Raw data:

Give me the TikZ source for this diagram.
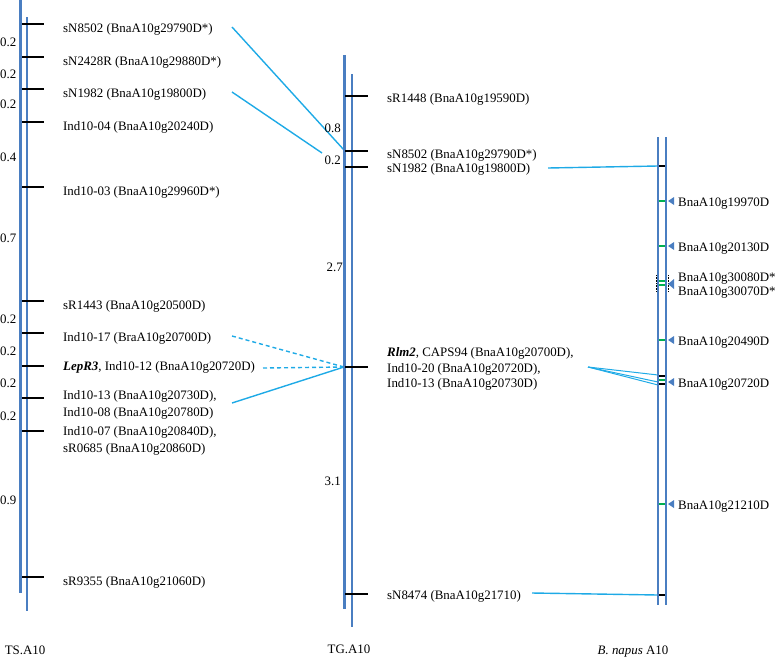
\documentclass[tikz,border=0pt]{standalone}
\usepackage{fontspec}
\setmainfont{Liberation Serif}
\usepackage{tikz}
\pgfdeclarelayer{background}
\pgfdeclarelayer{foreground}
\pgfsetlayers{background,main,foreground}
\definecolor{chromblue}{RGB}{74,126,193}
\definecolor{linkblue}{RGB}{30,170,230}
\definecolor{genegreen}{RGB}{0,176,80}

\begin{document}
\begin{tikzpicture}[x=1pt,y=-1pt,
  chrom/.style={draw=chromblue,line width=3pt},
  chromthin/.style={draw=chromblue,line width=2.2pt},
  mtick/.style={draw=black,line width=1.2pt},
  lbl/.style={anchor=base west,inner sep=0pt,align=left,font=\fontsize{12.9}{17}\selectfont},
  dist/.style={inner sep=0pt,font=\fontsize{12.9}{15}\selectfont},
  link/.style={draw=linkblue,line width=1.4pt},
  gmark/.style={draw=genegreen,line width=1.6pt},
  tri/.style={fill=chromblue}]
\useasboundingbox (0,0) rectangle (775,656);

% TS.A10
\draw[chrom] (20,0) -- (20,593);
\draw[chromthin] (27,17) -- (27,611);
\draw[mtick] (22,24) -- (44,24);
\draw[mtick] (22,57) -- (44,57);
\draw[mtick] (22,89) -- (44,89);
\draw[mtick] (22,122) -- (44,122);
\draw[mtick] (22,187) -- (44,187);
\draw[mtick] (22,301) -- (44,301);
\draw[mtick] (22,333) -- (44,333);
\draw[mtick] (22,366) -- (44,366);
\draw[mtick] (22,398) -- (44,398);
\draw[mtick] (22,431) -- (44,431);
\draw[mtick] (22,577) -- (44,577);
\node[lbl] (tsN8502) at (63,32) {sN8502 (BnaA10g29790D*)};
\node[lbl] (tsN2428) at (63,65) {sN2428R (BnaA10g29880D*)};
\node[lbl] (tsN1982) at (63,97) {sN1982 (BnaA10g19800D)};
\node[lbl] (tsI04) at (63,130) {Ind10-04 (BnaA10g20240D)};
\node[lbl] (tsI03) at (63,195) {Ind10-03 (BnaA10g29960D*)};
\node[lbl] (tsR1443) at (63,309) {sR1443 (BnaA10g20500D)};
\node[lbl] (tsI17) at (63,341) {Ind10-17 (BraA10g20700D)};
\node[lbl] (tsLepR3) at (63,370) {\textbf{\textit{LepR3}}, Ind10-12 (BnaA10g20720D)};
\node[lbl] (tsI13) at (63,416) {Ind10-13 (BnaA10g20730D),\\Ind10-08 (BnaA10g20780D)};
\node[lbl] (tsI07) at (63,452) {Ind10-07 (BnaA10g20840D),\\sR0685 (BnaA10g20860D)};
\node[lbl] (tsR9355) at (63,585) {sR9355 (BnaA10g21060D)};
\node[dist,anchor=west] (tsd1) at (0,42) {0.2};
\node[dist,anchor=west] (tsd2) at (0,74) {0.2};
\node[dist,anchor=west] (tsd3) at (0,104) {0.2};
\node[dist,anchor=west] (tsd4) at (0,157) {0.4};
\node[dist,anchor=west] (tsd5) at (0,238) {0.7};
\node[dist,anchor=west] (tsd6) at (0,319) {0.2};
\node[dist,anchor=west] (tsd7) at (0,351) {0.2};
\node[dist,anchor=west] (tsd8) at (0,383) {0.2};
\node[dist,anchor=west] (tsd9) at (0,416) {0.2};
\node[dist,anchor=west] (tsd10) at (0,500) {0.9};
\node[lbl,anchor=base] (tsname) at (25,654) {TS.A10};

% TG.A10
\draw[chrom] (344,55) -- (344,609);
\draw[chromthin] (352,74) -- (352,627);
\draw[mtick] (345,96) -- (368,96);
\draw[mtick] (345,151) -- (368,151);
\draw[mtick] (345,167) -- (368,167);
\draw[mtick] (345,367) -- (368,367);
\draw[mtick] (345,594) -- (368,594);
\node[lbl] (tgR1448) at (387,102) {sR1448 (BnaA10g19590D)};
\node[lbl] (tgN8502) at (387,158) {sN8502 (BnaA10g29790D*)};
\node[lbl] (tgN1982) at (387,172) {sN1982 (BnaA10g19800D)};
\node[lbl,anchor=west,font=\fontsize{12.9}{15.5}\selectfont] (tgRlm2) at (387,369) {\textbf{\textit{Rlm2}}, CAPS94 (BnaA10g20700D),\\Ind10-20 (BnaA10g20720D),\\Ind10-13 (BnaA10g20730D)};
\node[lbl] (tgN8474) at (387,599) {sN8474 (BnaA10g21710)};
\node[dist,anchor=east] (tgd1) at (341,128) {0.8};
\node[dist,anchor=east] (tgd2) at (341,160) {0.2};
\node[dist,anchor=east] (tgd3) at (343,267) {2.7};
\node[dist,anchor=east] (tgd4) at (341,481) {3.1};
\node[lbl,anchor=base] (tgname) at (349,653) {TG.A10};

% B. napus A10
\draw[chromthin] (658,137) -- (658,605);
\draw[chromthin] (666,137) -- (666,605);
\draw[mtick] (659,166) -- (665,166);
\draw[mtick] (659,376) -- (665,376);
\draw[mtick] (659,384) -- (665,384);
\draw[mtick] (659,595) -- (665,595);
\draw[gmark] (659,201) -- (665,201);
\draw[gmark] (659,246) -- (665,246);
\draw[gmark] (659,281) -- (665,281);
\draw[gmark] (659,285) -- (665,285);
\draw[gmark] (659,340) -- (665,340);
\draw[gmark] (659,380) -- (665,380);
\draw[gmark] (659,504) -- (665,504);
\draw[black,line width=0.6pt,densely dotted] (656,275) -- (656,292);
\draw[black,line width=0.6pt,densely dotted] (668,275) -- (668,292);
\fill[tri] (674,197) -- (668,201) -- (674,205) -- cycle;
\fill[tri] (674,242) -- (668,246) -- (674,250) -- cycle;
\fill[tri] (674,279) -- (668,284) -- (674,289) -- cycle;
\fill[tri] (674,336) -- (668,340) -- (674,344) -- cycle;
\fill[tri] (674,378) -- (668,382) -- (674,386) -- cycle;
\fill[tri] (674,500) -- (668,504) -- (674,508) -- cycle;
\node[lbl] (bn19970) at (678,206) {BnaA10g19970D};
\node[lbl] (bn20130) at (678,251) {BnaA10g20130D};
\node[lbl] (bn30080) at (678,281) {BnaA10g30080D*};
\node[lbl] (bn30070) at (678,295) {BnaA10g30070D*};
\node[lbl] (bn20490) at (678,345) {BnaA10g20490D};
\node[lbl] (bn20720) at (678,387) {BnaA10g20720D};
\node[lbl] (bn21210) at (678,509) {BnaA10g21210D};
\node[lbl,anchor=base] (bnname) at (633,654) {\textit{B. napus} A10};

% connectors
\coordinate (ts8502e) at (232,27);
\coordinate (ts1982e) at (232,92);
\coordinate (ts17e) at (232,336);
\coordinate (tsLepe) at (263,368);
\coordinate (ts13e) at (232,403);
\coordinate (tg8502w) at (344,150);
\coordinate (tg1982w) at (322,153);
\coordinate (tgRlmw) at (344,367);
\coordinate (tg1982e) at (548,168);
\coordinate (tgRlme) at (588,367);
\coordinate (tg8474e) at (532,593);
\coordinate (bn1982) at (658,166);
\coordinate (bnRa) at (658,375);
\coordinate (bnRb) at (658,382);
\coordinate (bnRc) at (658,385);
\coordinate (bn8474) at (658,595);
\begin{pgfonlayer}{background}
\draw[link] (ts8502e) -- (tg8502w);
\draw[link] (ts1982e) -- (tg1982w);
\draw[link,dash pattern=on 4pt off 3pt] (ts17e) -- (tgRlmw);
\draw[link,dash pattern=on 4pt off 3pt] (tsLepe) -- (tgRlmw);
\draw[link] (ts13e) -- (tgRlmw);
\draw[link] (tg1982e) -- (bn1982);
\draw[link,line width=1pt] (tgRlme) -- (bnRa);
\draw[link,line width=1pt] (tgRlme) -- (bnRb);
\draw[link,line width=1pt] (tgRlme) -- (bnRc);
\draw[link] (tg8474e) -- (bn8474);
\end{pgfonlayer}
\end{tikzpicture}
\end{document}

Task prompt: Please reproduce the listing exactly from its opening line through the line that contains "(0,0) rectangle (775,656);", both included, with all pictures omitted.

Task result:
Give me the TikZ source for this diagram.
\documentclass[tikz,border=0pt]{standalone}
\usepackage{fontspec}
\setmainfont{Liberation Serif}
\usepackage{tikz}
\pgfdeclarelayer{background}
\pgfdeclarelayer{foreground}
\pgfsetlayers{background,main,foreground}
\definecolor{chromblue}{RGB}{74,126,193}
\definecolor{linkblue}{RGB}{30,170,230}
\definecolor{genegreen}{RGB}{0,176,80}

\begin{document}
\begin{tikzpicture}[x=1pt,y=-1pt,
  chrom/.style={draw=chromblue,line width=3pt},
  chromthin/.style={draw=chromblue,line width=2.2pt},
  mtick/.style={draw=black,line width=1.2pt},
  lbl/.style={anchor=base west,inner sep=0pt,align=left,font=\fontsize{12.9}{17}\selectfont},
  dist/.style={inner sep=0pt,font=\fontsize{12.9}{15}\selectfont},
  link/.style={draw=linkblue,line width=1.4pt},
  gmark/.style={draw=genegreen,line width=1.6pt},
  tri/.style={fill=chromblue}]
\useasboundingbox (0,0) rectangle (775,656);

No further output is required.